As preachers of the Gospel and leaders of the Catholic community, you are also called to participate in the exchange of ideas in the public square, helping to shape cultural attitudes. In a context where free speech is valued, and where vigorous and honest debate is encouraged, yours is a respected voice that has much to offer to the discussion of the pressing social and moral questions of the day. By ensuring that the Gospel is clearly heard, you not only form the people of your own community, but in view of the global reach of mass communication, you help to spread the message of Christian hope throughout the world.

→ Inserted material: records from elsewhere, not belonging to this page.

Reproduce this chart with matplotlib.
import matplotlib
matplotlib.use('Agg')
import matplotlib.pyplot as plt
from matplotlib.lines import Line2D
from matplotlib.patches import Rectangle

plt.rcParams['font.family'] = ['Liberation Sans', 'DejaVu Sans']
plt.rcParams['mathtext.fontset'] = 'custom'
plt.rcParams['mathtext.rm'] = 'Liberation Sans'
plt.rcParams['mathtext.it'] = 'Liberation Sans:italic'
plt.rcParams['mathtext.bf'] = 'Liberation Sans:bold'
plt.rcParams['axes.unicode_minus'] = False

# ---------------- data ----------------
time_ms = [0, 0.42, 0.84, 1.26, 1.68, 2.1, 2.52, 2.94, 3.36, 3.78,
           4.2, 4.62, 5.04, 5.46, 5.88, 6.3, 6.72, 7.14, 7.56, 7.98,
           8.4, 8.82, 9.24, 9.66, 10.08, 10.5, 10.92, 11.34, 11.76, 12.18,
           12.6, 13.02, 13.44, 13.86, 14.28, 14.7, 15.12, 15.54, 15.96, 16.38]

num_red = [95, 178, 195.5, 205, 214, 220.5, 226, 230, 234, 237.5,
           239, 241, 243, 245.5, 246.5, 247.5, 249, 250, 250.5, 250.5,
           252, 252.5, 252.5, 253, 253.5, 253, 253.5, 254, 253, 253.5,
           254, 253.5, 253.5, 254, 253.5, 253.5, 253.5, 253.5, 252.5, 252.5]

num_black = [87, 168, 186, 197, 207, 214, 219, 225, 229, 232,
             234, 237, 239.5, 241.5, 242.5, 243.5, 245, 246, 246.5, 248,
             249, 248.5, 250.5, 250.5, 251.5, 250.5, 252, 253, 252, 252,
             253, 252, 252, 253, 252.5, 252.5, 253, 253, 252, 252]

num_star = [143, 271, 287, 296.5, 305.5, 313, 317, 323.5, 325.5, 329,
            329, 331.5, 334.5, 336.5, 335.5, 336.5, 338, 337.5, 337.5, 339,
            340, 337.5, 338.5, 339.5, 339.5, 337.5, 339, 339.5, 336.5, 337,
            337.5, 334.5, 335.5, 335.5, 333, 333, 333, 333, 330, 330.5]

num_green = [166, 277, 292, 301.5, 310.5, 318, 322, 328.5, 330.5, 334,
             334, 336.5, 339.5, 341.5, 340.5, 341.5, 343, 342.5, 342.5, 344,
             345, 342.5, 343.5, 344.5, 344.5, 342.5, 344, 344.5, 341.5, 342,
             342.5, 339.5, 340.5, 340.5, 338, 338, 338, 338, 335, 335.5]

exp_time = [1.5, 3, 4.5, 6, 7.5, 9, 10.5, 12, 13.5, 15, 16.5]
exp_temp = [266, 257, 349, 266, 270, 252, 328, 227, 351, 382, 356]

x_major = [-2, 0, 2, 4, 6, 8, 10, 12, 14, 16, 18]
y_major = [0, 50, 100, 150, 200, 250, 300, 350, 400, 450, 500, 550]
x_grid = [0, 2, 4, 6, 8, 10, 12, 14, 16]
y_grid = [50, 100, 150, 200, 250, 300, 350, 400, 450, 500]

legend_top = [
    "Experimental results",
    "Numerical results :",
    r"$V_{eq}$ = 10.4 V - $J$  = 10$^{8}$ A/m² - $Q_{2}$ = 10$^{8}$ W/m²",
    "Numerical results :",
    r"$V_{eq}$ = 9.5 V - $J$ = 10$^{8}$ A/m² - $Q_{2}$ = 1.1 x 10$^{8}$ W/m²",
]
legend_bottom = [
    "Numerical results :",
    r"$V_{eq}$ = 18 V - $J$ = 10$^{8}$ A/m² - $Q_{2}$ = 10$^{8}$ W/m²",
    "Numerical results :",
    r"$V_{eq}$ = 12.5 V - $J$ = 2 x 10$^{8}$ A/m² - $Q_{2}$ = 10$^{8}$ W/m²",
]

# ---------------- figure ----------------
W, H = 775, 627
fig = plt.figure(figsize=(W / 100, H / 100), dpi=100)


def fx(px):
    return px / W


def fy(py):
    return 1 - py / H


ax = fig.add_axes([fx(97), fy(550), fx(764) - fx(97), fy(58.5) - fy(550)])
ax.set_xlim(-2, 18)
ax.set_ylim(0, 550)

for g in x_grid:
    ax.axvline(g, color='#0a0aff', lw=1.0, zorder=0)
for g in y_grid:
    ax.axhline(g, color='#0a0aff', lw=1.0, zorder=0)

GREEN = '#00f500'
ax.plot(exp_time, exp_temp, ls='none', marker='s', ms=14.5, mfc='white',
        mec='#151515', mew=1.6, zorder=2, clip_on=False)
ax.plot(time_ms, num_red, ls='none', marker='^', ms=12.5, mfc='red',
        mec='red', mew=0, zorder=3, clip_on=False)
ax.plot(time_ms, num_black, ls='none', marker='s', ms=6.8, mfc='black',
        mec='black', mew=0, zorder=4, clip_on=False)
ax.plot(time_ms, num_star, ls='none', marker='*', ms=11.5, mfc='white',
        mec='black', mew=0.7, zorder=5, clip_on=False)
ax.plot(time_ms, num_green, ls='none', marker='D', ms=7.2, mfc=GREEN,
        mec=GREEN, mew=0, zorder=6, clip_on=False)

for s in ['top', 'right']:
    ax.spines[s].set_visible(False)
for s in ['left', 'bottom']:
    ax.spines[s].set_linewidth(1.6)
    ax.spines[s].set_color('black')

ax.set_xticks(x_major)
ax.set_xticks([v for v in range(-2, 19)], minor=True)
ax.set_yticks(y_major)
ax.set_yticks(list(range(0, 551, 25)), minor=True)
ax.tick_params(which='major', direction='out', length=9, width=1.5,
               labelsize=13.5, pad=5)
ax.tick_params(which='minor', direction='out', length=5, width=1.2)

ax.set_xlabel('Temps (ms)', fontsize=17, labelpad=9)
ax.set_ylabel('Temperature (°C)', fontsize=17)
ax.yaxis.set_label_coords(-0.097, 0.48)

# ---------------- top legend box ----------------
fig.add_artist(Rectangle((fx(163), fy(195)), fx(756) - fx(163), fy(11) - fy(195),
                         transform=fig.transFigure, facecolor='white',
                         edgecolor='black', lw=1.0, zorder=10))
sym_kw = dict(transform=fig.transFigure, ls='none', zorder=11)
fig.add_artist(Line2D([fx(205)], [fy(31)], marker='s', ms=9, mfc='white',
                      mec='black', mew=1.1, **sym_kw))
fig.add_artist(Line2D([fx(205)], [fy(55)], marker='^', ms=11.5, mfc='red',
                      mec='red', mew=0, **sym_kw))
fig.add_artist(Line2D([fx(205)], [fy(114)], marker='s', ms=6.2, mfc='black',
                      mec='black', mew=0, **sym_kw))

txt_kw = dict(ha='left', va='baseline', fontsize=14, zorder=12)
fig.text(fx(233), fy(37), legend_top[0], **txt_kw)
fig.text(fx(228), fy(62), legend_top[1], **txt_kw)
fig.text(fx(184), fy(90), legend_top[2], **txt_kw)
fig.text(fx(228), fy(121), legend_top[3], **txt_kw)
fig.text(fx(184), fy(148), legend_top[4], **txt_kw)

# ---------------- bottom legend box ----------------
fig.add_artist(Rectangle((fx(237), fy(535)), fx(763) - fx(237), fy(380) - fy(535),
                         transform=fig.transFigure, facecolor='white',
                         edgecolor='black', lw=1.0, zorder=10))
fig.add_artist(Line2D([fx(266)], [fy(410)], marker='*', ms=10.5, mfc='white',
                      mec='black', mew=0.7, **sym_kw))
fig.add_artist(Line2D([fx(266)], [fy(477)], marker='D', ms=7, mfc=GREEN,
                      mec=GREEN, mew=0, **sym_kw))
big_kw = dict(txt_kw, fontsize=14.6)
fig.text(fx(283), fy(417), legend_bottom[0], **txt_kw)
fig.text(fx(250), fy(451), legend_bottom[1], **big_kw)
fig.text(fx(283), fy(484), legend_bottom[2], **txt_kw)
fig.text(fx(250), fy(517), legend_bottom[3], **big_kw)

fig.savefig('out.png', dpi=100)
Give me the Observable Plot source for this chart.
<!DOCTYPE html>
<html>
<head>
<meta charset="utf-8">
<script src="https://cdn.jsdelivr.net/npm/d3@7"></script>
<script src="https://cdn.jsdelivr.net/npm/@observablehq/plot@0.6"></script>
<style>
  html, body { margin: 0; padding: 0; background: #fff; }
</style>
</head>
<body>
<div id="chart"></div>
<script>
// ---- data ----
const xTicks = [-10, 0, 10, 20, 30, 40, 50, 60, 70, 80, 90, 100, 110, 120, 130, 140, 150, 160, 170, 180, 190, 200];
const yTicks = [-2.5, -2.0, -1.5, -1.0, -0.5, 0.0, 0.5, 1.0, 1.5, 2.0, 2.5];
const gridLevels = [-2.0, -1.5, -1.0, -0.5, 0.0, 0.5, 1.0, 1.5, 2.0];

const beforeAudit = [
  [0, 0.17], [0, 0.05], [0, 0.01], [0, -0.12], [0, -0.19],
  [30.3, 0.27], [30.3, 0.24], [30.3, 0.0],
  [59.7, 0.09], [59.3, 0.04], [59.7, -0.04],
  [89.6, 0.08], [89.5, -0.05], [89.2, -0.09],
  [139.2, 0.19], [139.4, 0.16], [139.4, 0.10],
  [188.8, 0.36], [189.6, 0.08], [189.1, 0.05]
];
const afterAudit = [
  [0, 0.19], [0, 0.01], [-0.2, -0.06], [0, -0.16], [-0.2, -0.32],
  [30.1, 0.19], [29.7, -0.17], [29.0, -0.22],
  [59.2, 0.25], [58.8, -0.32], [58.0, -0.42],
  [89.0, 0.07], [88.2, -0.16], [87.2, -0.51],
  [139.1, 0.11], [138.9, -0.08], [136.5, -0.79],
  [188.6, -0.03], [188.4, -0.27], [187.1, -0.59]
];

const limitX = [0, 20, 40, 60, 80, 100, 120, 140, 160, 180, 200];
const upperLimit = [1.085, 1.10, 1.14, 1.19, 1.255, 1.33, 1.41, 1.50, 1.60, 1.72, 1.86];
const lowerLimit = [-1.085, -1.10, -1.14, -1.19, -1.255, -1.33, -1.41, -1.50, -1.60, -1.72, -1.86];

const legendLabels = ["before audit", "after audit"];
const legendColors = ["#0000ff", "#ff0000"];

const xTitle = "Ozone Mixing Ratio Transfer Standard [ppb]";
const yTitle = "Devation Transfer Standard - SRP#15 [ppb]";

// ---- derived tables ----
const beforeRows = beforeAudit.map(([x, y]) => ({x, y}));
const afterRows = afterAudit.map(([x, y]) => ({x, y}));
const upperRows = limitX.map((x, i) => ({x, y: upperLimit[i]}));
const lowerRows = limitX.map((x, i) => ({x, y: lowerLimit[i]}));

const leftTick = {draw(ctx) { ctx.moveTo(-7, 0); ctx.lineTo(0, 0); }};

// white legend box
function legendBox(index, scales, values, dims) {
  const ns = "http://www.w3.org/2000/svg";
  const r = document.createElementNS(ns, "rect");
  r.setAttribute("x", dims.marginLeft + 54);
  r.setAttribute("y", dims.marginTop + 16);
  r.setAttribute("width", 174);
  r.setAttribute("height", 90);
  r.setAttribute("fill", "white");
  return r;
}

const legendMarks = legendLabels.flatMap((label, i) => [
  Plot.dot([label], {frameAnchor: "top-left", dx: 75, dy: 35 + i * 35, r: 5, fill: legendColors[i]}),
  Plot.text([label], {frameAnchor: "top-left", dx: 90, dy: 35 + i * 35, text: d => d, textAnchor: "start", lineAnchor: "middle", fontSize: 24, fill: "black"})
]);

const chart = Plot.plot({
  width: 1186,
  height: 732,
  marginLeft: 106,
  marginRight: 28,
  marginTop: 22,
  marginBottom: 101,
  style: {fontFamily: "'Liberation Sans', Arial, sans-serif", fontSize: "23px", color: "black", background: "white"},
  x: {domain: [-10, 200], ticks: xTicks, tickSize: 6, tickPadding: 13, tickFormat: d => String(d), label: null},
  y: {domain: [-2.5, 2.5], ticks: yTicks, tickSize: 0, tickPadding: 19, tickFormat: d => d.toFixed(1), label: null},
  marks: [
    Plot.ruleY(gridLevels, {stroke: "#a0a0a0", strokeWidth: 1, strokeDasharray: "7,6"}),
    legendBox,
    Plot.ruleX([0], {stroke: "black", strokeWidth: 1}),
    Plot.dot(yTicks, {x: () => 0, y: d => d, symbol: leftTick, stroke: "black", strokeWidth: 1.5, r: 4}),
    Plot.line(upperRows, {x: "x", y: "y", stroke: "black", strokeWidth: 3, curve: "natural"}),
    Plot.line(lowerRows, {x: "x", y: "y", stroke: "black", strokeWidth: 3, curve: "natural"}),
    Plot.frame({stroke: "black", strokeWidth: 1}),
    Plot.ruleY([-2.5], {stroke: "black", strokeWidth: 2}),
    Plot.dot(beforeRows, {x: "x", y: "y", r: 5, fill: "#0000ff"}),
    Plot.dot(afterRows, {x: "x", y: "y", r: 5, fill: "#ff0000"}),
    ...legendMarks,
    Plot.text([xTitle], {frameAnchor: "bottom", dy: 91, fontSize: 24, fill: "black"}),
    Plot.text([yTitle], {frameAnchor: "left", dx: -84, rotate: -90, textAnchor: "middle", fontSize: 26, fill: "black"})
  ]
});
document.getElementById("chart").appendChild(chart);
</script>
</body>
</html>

Clearly, the Church’s influence on public debate takes place on many different levels. In the United States, as elsewhere, there is much current and proposed legislation that gives cause for concern from the point of view of morality, and the Catholic community, under your guidance, needs to offer a clear and united witness on such matters. Even more important, though, is the gradual opening of the minds and hearts of the wider community to moral truth. Here much remains to be done. Crucial in this regard is the role of the lay faithful to act as a “leaven” in society. Yet it cannot be assumed that all Catholic citizens think in harmony with the Church’s teaching on today’s key ethical questions. Once again, it falls to you to ensure that the moral formation provided at every level of ecclesial life reflects the authentic teaching of the Gospel of life.
YOU THINK THE BISHOPS would have figured all that out by now. And, by almost any measure, little of what the pope said needed to be done is being done -- at least effectively -- by the American Church. That is clear from the statistical data of the recent Pew Forum on Religion and Public Life, and it is clear to anyone who has toiled in the rocky fields of religious education or youth ministry.

You think a pope would have been content to stick to generalities and a review of the bright side of life. But he didn't.

Somebody had to say it. And, if you consider the speech and the context, you might conclude that the pope said a lot, indeed.

Can't wait to see what else Benedict has to say this week.